Landing on the scoreboard early earned the US-based team aboard Layla the Top Boat trophy at the 21st Caicos Classic IGFA Billfish Release Tournament. Held July 7 to 11 and hosted out of the Blue Haven Marina, in Providenciales, Turks & Caicos. The keen contingent of anglers represented not only this British Overseas Territory, but also the countries of South Africa, the Bahamas, USA and Canada. Yet it was the US team that came on the strongest with three blue marlin releases.
“On the tournament’s first day we released two blue marlin and saw three while fishing near Parrot Cay,” says Capt. Todd Astles, at the helm of the 72-foot Jim Smith, Layla, owned by Jim Derrick, from Buffalo, New York. “Day two we couldn’t get a hook in the only blue we saw. Day three was exciting as we released a 400-pound-plus blue, the only marlin caught that day for us and the other competing boats.”
In addition to Top Boat, Layla took home prizes for Top Angler (Joe Allbriton released two of the team’s three marlin), Top Captain (Astles), Top Mate (Bradford Wilson), Largest Tuna (William Hutch Holseberg) and Largest Wahoo (Holseberg).
The Top Boat placing also earned Layla entry to represent the Turks & Caicos in the Offshore World Championship, which will be held in Costa Rica, in 2017.
“We are proud to be the team going to Costa Rica as a result of our win,” says Capt. Astles.
Team Spellbound, with Capt. Toby Weiner, finished second in the boat standings with two marlin releases. The team aboard Full Circle, with Capt. Anton Viljoen, ended third with one released blue marlin. It was South Africa native Gabriella Viljoen that made this release from the 43ft Riviera, Full Circle, to win the Top Female Angler award.
“After the first day only Layla and Spellbound had gotten on the scoreboard, fishing was slow, and we knew that a win would be tough. However, there was a very viable chance that we could win Top Female Angler,” says Viljoen, who, with her family, has spent the past two summers fishing through the Bahamas, Turks & Caicos and, last summer, the Dominican Republic. “Unfortunately the second day was to be my last as I had to fly to the US for exams at school. So we agreed that I would take the rod on the first bite that day. Within five minutes of fitting the stand-up gear to me, the fish hit.
The fight was an hour and forty four minutes long due to a combination of the big fish and using only the stand-up harness gear. My father, the captain, has a rule: If it’s not stand-up, it’s not sport fishing! We were the only boat that didn’t use a fighting chair.”
The Caicos Classic is the big blue marlin event of the year in the Turks & Caicos.

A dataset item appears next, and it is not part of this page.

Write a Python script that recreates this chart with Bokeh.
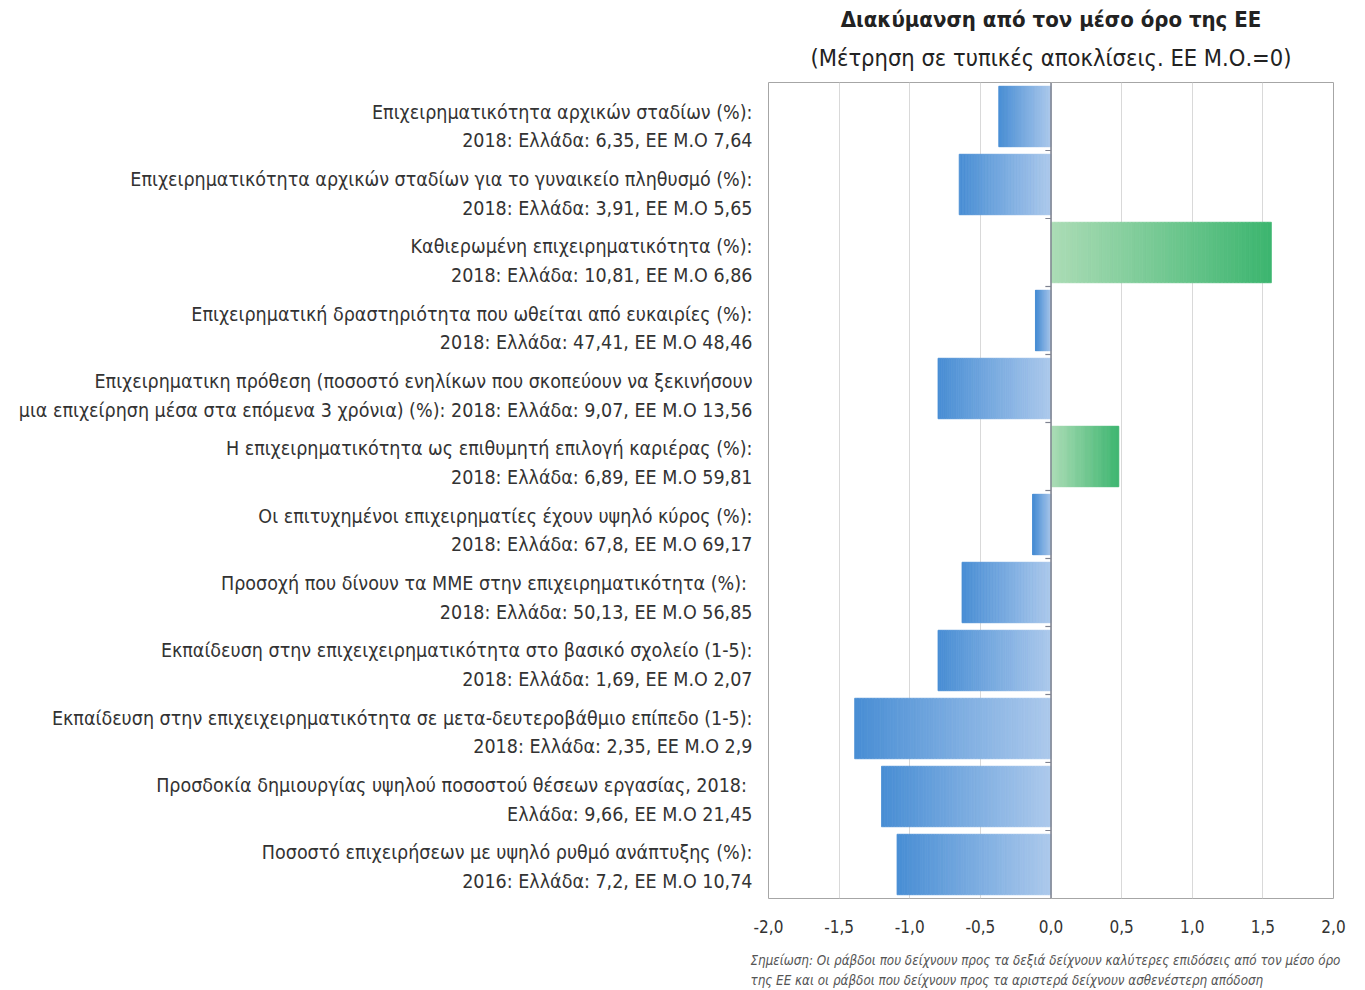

“It was great to see some of the regulars from years past return to Provo for the tournament, like Layla and Spellbound,” says tournament director Art Pickering. “Even though the bite was slow, most everyone had a shot or two at hooking up a blue marlin. As usual, our host, Blue Haven Marina went above and beyond expectations to make the event special.”
Carol M. Bareuther, RD, is a St. Thomas, U.S. Virgin Islands based marine writer and registered dietitian.